Early voting starts in pivotal state Florida
State is largest prize, with 29 Electoral College votes
In this must-win state for US President Donald Trump, lines snaked for blocks on the first day of early voting, long-standing traditions were upended, and Senator Kamala Harris encouraged voters at a drive-in rally to blare horns.
Both campaigns watched nervously: once again, Florida goes into the final weeks of a presidential campaign as an anxiety-driving toss-up.
Voters seemed as anxious as the campaigns on Monday. Some fretted that Joe Biden would import socialism, others worried Trump would fail to contain the Covid-19 pandemic, and still others predicted that violence would erupt in the streets if the election results are contested.
The state is critical for reasons both practical and psychological: without its 29 electoral votes, Trump would have tremendous difficulty finding a path to victory. And because the state processes its mail-in and early ballots in advance and counts them quickly, Florida’s near-final results likely will be known on election night, long before slower states like Pennsylvania and Michigan.
As in other states so far this year, voting seems headed for potential records. Even before early voting began Monday in 50 of the state’s counties, more than 2.5 million Floridians had voted by mail, representing more than a quarter of the total votes cast four years ago.
Registered Democrats have cast nearly a half million more of those ballots than Republicans, according to figures compiled by Unite the Country, a pro-Biden super PAC, and Democratic data firm Hawkfish.
That doesn’t have Biden’s campaign at ease, however, despite a small lead in state polls. Republicans have vastly outpaced Democrats on new voter registrations in the state since March.
“We are not taking our foot off the gas, and I expect a surge to the finish,” Joe Gruters, chairman of the Republican Party of Florida, said.
Democrats, who are as anxious to avoid overconfidence as the Trump campaign is to eschew defeatism, cite a host of unknowns. The flood of mail ballots cast on their side, for example, could be offset by Trump voters who heeded the president’s advice not to vote by mail and are holding their fire until Election Day, said Steve Schale, who ran the Barack Obama campaign in Florida in 2008 and now heads Unite the Country.
“There’s a lot more we don’t know than we know,” Schale said. “This is uncharted territory for everybody.”
Everything is upside down, Schale said. Usually the Republican Party is extremely disciplined about returning mail ballots, and Democrats have a tougher time.
“Donald Trump basically decided to take a match and just torch 20 years of Republican work down here,” Schale said. “Voters who have voted by mail for 20 years now don’t have confidence because of Trump’s tweets.”

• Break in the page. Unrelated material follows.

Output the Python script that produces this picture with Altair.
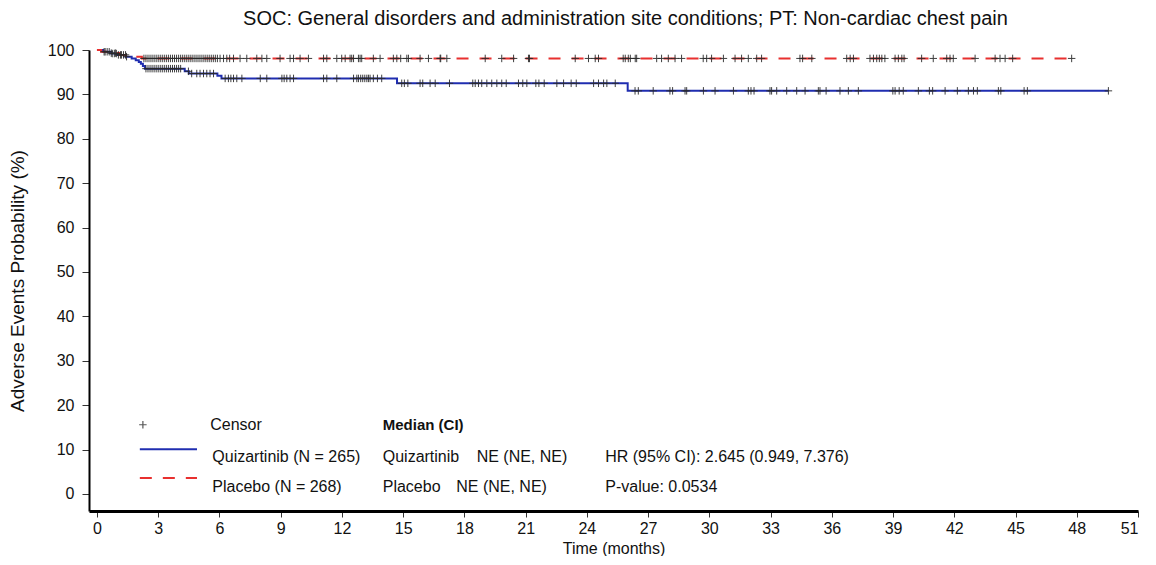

Voters in southern Florida lined up wearing masks and at a respectful social distance for the start of in-person voting.
At a Miami Beach polling station, Jackeline Maurice, a writer in her 40s, was excitedly snapping selfies with an “I voted” sticker on after casting her ballot for Biden.
“I’ve been waiting four years to vote,” she said.

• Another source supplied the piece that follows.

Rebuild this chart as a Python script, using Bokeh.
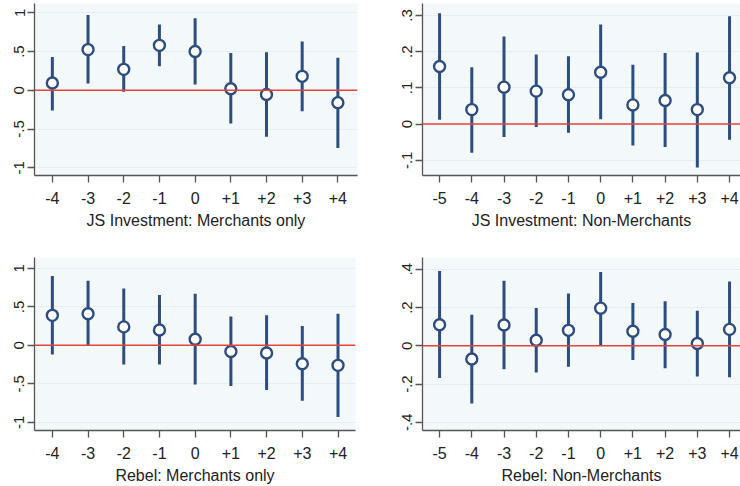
from bokeh.plotting import figure
from bokeh.layouts import column, row
from bokeh.models import FixedTicker, Range1d, ColumnDataSource, Span
from bokeh.embed import file_html
from bokeh.resources import INLINE

# Event-time leads/lags
periods_m = [-4, -3, -2, -1, 0, 1, 2, 3, 4]
periods_n = [-5, -4, -3, -2, -1, 0, 1, 2, 3, 4]
period_labels = {-5: "-5", -4: "-4", -3: "-3", -2: "-2", -1: "-1", 0: "0",
                 1: "+1", 2: "+2", 3: "+3", 4: "+4"}

# JS Investment: Merchants only
js_m_est = [0.094, 0.525, 0.27, 0.58, 0.50, 0.02, -0.055, 0.18, -0.16]
js_m_lo = [-0.26, 0.086, -0.02, 0.31, 0.073, -0.43, -0.60, -0.27, -0.745]
js_m_hi = [0.43, 0.97, 0.57, 0.85, 0.93, 0.48, 0.49, 0.63, 0.42]

# JS Investment: Non-Merchants
js_n_est = [0.159, 0.040, 0.102, 0.091, 0.081, 0.143, 0.053, 0.065, 0.040, 0.128]
js_n_lo = [0.012, -0.079, -0.036, -0.008, -0.024, 0.013, -0.059, -0.063, -0.120, -0.043]
js_n_hi = [0.306, 0.157, 0.242, 0.192, 0.187, 0.275, 0.164, 0.196, 0.198, 0.298]

# Rebel: Merchants only
rb_m_est = [0.39, 0.41, 0.24, 0.20, 0.08, -0.08, -0.10, -0.24, -0.26]
rb_m_lo = [-0.12, 0.0, -0.25, -0.25, -0.51, -0.53, -0.58, -0.72, -0.93]
rb_m_hi = [0.90, 0.84, 0.74, 0.655, 0.67, 0.375, 0.39, 0.25, 0.41]

# Rebel: Non-Merchants
rb_n_est = [0.110, -0.069, 0.109, 0.029, 0.081, 0.197, 0.076, 0.059, 0.012, 0.086]
rb_n_lo = [-0.169, -0.302, -0.122, -0.140, -0.109, 0.003, -0.074, -0.117, -0.160, -0.164]
rb_n_hi = [0.391, 0.162, 0.340, 0.198, 0.274, 0.386, 0.224, 0.233, 0.184, 0.336]

NAVY = "#2C4D7E"
RED = "#E5443A"
PLOT_BG = "#F3F8FB"
FONT = "Liberation Sans"


def panel(xs, est, lo, hi, title, xr, yr, yticks, ylabels, borders):
    left, right, top, bottom = borders
    p = figure(width=370, height=243, output_backend="svg", toolbar_location=None,
               x_range=Range1d(*xr), y_range=Range1d(*yr),
               min_border_left=left, min_border_right=right,
               min_border_top=top, min_border_bottom=bottom)
    p.background_fill_color = PLOT_BG
    p.border_fill_color = "white"
    p.outline_line_color = None

    src = ColumnDataSource(dict(x=xs, est=est, lo=lo, hi=hi))
    p.add_layout(Span(location=0, dimension="width", line_color=RED, line_width=1.5))
    p.segment(x0="x", y0="lo", x1="x", y1="hi", source=src,
              line_color=NAVY, line_width=3)
    p.scatter(x="x", y="est", source=src, marker="circle", size=11,
              fill_color="white", line_color=NAVY, line_width=2.4)

    p.xgrid.grid_line_color = None
    p.ygrid.grid_line_color = "#E6EEF3"
    p.ygrid.ticker = FixedTicker(ticks=yticks)

    xa = p.xaxis[0]
    xa.ticker = FixedTicker(ticks=xs)
    xa.major_label_overrides = {k: period_labels[k] for k in xs}
    xa.axis_label = title
    ya = p.yaxis[0]
    ya.ticker = FixedTicker(ticks=yticks)
    ya.major_label_overrides = dict(zip(yticks, ylabels))
    ya.major_label_orientation = "vertical"

    for ax in (xa, ya):
        ax.axis_line_color = "#555555"
        ax.axis_line_width = 1.3
        ax.major_tick_line_color = "#555555"
        ax.major_tick_line_width = 1.3
        ax.major_tick_in = 0
        ax.major_tick_out = 7
        ax.minor_tick_line_color = None
        ax.major_label_text_font = FONT
        ax.major_label_text_color = "#222222"
        ax.axis_label_text_font = FONT
        ax.axis_label_text_font_style = "normal"
        ax.axis_label_text_color = "#222222"
        ax.axis_label_text_font_size = "16px"
    xa.major_label_text_font_size = "16px"
    xa.major_label_standoff = 9
    xa.axis_label_standoff = 5
    ya.major_label_text_font_size = "15px"
    ya.major_label_standoff = 3
    return p


p1 = panel(periods_m, js_m_est, js_m_lo, js_m_hi, "JS Investment: Merchants only",
           (-4.5, 4.55), (-1.10, 1.12), [-1, -0.5, 0, 0.5, 1],
           ["-1", "-.5", "0", ".5", "1"], (34, 13, 3, 68))
p2 = panel(periods_n, js_n_est, js_n_lo, js_n_hi, "JS Investment: Non-Merchants",
           (-5.53, 4.34), (-0.142, 0.333), [-0.1, 0, 0.1, 0.2, 0.3],
           ["-.1", "0", ".1", ".2", ".3"], (52, 0, 3, 67))
p3 = panel(periods_m, rb_m_est, rb_m_lo, rb_m_hi, "Rebel: Merchants only",
           (-4.5, 4.49), (-1.107, 1.142), [-1, -0.5, 0, 0.5, 1],
           ["-1", "-.5", "0", ".5", "1"], (34, 15, 14, 55))
p4 = panel(periods_n, rb_n_est, rb_n_lo, rb_n_hi, "Rebel: Non-Merchants",
           (-5.53, 4.34), (-0.443, 0.462), [-0.4, -0.2, 0, 0.2, 0.4],
           ["-.4", "-.2", "0", ".2", ".4"], (52, 0, 13, 55))

layout = column(row(p1, p2), row(p3, p4))
open("out.html", "w").write(file_html(layout, INLINE))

Maurice said she was “cautiously optimistic” about the 77-year-old Democrat’s prospects.
In nearby Hialeah, some 200 people, mostly Cuban Americans, were in line to vote at a library, including Ulysses Liriano.
The 51-year-old said he was voting for the president because “Trump has made lots of changes for us in our country,” notably with the economy.
Nationwide, Biden leads Trump by 8.9 percentage points, according to a RealClearPolitics average of polls, and the Democrat has more modest leads in several battleground states.
The Florida race is tightening down to a knife edge; statewide polls show Biden ahead by an average of 1.4 percentage points – compared to 4.5 points less than two weeks ago.
The increasingly diverse state is a bellwether, having voted for the candidate who ultimately became president in 18 of the past 20 elections – including Republican Trump in 2016.
Biden, fresh off two events in North Carolina – another state Democrats want to flip – dispatched Harris to Florida for a drive-in rally in Orlando and a voter mobilisation event in Jacksonville.
The events are key for Democratic efforts in larger, more urban areas to offset the advantages Trump has in smaller counties across Florida.
Harris told Orlando voters that the nation was grappling with multiple crises linked to the pandemic, what she called “the greatest failure of any presidential administration in the history of America”.
Biden, who faces off with Trump Thursday in their
, echoed the need for change.
“Together, we can put an end to the last four years of darkness, division, and chaos,” he tweeted. “We can unite, mend our wounds, and begin to heal.”
The presidential debate commission announced Monday that the candidates’ microphones would be muted while their opponent is speaking for his allotted two minutes per question, and then unmuted for open discussion.